Можно ли говорить в связи / рядом с этими кадрами как-то иначе? В рассмотренных здесь фильмах заснятое также снабжается комментарием, но едва ли простым совпадением является то, что и Фароки, и Вебер, и Энтони населяют фильм голосом, который на слух распознается как «женский», а у «женского» в показанном материале нет отчетливой стороны. Этот закадровый голос – не бывающий в кино нейтральным (в отличие от мужского), а только маркированным, – здесь становится воплощением маркированной нейтральности, вещающей от лица, непричастного к действию, но затронутого увиденным. Поэтому он не выносит вердиктов, а вверяется видимому, но не адресует ему вопросы – а оставляет кино право свидетельствовать через немоту.
Фотографии сохраняют, и в этом они по самой своей сути противоположны интенциям палачей. Со стороны камеры-наблюдателя съемка всегда будет свидетельствовать в пользу убитого и разрушенного. Ведь единственное, о чем она способна сообщать без помощи комментатора, – это событие войны, локализованное во множестве призраков, присутствия которых недостаточно, чтобы объяснить произошедшее, но достаточно для напоминания – нечто случилось, вне зависимости от того, как об этом затем решат говорить263.

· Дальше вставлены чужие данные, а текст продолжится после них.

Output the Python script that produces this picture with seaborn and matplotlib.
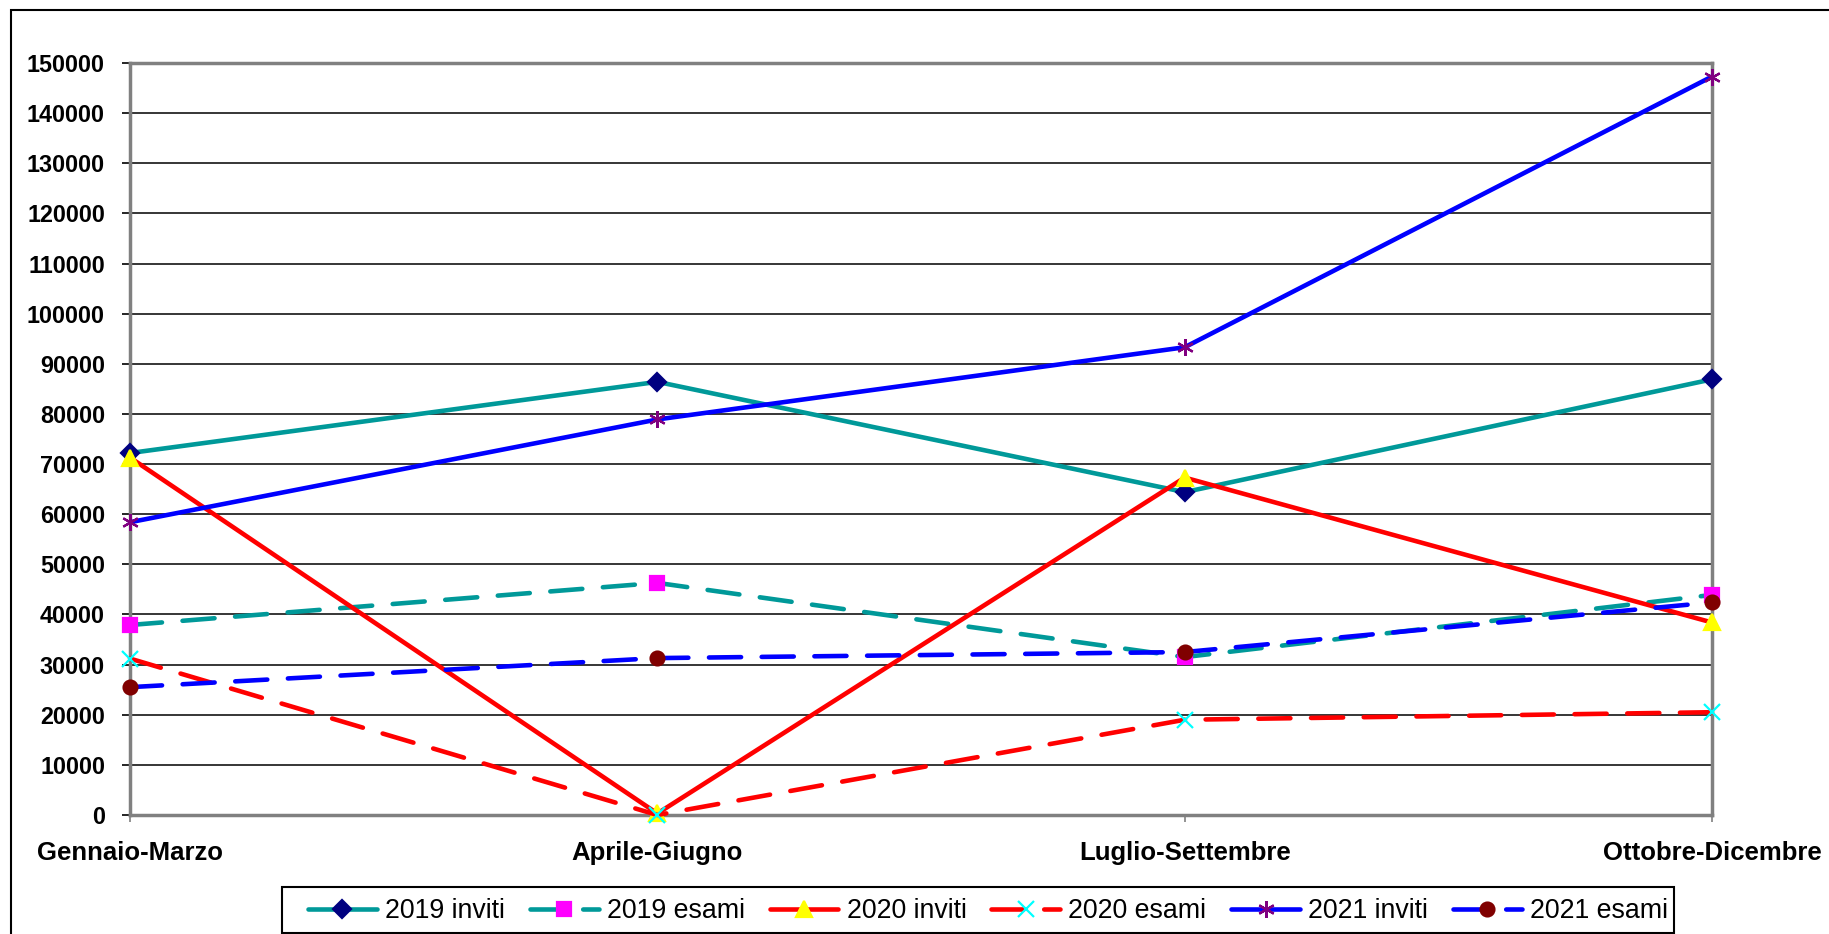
import matplotlib
matplotlib.use("Agg")
import matplotlib.pyplot as plt
from matplotlib.patches import Rectangle
import numpy as np
import pandas as pd
import seaborn as sns

# dati
periodi = ["Gennaio-Marzo", "Aprile-Giugno", "Luglio-Settembre", "Ottobre-Dicembre"]
inviti_2019 = [72200, 86400, 64400, 86900]
esami_2019 = [37900, 46300, 31500, 43900]
inviti_2020 = [71300, 300, 67300, 38400]
esami_2020 = [31200, 0, 19000, 20500]
inviti_2021 = [58400, 78900, 93300, 147300]
esami_2021 = [25500, 31300, 32500, 42400]

serie = ["2019 inviti", "2019 esami", "2020 inviti", "2020 esami", "2021 inviti", "2021 esami"]
valori = [inviti_2019, esami_2019, inviti_2020, esami_2020, inviti_2021, esami_2021]

colori_linea = ["#009999", "#009999", "#ff0000", "#ff0000", "#0000ff", "#0000ff"]
tratti = ["-", "--", "-", "--", "-", "--"]
marcatori = ["D", "s", "^", "x", (6, 2, 0), "o"]
dim_marcatori = [9, 10, 12, 11, 12, 10]
colori_marcatore = ["#000080", "#ff00ff", "#ffff00", "#00ffff", "#800080", "#800000"]

df = pd.DataFrame({
    "serie": np.repeat(serie, len(periodi)),
    "periodo": periodi * len(serie),
    "valore": np.concatenate(valori),
})
df["pos"] = df["periodo"].map({p: i for i, p in enumerate(periodi)})

sns.set_style("white")
plt.rcParams["font.family"] = ["Liberation Sans", "DejaVu Sans"]
plt.rcParams["text.color"] = "black"
plt.rcParams["xtick.labelcolor"] = "black"
plt.rcParams["ytick.labelcolor"] = "black"

W, H = 1829, 934
fig = plt.figure(figsize=(W / 100, H / 100), dpi=100)
ax = fig.add_axes([130 / W, 1 - 815 / H, (1712 - 130) / W, (815 - 63) / H])

for i, nome in enumerate(serie):
    sns.lineplot(
        data=df[df["serie"] == nome], x="pos", y="valore", ax=ax,
        color=colori_linea[i], marker=marcatori[i],
        markersize=dim_marcatori[i], markerfacecolor=colori_marcatore[i],
        markeredgecolor=colori_marcatore[i], markeredgewidth=1.6,
        clip_on=False, zorder=3 + i, label=nome, legend=False,
    )
    linea = ax.lines[-1]
    linea.set_linewidth(3.3)
    if tratti[i] == "--":
        linea.set_dashes((7, 4.5))
        linea.set_dash_capstyle("round")

ax.set_xlim(0, len(periodi) - 1)
ax.set_ylim(0, 150000)
ax.set_yticks(np.arange(0, 150001, 10000))
ax.set_xticks(range(len(periodi)))
ax.set_xticklabels(periodi)
ax.set_xlabel("")
ax.set_ylabel("")

ax.yaxis.grid(True, color="black", lw=1.1)
ax.xaxis.grid(False)
ax.set_axisbelow(True)
for sp in ax.spines.values():
    sp.set_visible(True)
    sp.set_color("#808080")
    sp.set_linewidth(2.5)

ax.tick_params(axis="y", direction="out", length=6, width=1.2, color="black",
               pad=12, labelsize=16.8, left=True)
ax.tick_params(axis="x", direction="out", length=5, width=1.2, color="#808080",
               pad=14, labelsize=18.5, bottom=True)
for t in ax.get_xticklabels() + ax.get_yticklabels():
    t.set_fontweight("bold")

leg = fig.legend(
    ax.lines[:len(serie)], serie, loc="center left",
    bbox_to_anchor=(308 / W, 1 - 911 / H), ncol=6, frameon=False,
    fontsize=19.3, handlelength=2.57, handletextpad=0.3,
    columnspacing=0.93, borderaxespad=0, borderpad=0,
)

# riquadro della legenda e cornice esterna del grafico
fig.patches.append(Rectangle((282 / W, 1 - 933 / H), (1674 - 282) / W, 46 / H,
                             transform=fig.transFigure, fill=False,
                             edgecolor="black", lw=1.5))
fig.patches.append(Rectangle((11 / W, -0.1), 1.2, 1 - 10 / H + 0.1,
                             transform=fig.transFigure, fill=False,
                             edgecolor="black", lw=1.5))

fig.savefig("out.png", dpi=100)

Как бы то ни было, киноглаз всегда остается свидетелем обвинения, сохраняя больше, чем требуется тому, кто поворачивает объектив в нужную сторону:
С одной стороны, артикуляция, производство и рецепция документа определяются властными отношениями и опираются на общественные нормы. С другой, власть документа основывается также на его способности быть доказательством того, что внутри таких отношений власти не предусмотрено: он должен выражать непредставимое, замалчиваемое, неизвестное, избавительное и даже чудовищное, создавая тем самым возможность для изменений264.

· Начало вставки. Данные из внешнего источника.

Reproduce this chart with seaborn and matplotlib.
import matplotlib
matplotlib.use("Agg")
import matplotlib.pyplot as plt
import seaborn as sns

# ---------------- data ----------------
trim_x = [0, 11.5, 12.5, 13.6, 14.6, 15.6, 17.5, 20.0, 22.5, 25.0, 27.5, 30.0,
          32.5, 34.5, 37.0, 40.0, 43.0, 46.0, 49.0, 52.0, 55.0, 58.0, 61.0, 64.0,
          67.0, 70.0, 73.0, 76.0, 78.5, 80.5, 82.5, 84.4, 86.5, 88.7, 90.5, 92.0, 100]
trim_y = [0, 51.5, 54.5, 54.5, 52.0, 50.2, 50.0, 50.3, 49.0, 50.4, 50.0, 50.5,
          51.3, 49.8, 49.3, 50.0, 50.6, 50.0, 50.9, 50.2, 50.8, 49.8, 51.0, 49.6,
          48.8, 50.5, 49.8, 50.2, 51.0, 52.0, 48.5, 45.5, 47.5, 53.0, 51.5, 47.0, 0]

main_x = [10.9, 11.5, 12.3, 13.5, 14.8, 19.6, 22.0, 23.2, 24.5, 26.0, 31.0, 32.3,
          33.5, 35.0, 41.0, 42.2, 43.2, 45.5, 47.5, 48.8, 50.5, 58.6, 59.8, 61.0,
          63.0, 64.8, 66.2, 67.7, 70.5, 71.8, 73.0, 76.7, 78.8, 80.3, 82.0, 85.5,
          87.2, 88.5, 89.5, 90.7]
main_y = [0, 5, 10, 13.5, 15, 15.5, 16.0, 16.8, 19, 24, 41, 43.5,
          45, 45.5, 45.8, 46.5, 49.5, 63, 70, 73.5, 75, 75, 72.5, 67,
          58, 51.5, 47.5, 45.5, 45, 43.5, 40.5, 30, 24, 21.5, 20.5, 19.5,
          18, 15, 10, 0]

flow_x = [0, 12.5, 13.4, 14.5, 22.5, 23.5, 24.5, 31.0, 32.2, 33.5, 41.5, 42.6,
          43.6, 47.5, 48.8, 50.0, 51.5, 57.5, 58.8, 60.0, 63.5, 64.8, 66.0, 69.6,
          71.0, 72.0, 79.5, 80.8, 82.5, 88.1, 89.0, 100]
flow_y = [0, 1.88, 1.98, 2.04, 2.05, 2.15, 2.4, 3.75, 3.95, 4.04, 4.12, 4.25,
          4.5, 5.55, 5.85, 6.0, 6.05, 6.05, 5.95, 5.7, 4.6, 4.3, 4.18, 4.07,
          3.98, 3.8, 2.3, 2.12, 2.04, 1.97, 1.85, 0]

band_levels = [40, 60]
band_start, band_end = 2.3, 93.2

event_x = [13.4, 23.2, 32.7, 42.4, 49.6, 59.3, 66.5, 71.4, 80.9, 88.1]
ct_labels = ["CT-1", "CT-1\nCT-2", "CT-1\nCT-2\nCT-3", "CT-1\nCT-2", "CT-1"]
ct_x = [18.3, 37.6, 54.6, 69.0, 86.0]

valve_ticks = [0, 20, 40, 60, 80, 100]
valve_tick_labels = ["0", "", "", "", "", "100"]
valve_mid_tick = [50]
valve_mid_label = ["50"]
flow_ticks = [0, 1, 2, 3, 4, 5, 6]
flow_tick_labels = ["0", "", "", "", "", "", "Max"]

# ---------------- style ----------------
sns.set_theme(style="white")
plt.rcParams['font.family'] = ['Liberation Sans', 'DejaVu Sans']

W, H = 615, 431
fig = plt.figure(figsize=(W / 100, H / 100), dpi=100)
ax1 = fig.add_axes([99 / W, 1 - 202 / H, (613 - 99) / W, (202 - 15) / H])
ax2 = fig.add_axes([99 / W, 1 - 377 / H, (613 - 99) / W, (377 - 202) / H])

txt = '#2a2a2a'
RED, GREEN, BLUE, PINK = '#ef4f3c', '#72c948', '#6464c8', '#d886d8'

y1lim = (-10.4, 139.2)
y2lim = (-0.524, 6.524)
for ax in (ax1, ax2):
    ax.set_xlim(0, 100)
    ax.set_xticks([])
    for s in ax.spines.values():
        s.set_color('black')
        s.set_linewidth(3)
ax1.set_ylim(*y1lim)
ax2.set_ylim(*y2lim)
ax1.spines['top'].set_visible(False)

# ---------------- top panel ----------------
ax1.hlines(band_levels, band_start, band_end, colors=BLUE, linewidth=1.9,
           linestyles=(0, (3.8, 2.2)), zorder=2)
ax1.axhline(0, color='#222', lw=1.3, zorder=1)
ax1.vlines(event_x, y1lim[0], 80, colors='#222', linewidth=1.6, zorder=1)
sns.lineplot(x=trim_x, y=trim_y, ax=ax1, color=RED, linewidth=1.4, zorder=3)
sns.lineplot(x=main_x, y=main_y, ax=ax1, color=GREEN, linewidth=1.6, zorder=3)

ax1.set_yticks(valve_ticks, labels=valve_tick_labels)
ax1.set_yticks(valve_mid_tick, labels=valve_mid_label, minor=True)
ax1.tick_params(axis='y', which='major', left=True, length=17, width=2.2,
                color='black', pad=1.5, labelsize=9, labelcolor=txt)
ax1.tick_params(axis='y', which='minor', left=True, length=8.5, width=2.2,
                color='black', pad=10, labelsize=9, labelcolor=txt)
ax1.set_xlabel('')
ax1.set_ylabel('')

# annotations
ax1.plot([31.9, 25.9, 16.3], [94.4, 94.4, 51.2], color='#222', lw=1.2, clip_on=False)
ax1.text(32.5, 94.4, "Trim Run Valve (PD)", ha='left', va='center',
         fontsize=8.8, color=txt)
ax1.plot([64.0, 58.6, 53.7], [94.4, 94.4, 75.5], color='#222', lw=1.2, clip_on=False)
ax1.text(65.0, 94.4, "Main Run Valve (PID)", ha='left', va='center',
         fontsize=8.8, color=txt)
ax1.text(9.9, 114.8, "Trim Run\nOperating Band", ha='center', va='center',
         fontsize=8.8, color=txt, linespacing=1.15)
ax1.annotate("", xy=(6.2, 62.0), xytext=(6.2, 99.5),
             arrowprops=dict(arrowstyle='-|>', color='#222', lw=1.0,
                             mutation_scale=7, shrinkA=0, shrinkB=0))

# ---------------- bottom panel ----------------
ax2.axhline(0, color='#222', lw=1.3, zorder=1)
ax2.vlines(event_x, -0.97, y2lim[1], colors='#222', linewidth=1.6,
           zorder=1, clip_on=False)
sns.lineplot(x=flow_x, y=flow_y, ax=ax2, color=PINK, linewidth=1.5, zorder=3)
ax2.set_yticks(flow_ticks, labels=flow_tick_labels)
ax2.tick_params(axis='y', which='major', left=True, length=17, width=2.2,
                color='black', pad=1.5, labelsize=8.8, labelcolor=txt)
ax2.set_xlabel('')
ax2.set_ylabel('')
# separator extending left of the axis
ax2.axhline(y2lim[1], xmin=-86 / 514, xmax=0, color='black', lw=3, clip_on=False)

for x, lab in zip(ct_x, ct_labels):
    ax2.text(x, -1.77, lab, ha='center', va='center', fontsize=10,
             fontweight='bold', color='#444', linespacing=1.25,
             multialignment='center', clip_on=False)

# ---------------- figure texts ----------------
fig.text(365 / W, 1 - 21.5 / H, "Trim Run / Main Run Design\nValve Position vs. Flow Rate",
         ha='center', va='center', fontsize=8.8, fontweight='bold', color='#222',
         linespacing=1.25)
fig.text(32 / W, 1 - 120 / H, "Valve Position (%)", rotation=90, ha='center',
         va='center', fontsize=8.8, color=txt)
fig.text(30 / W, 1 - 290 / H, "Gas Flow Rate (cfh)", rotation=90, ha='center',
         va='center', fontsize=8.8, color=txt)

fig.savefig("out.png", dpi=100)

По сути, призрачность – это предпринятое образом усилие не отпустить своего референта. Андре Базен, вероятно, все же не верил в призраков, иначе не назвал бы запечатленную на пленку смерть «метафизической непристойностью»265. Будучи, безусловно, уникальным событием, в записи смерть не повторяется, но остается в качестве следа-призрака – как воплощенная память о самой себе.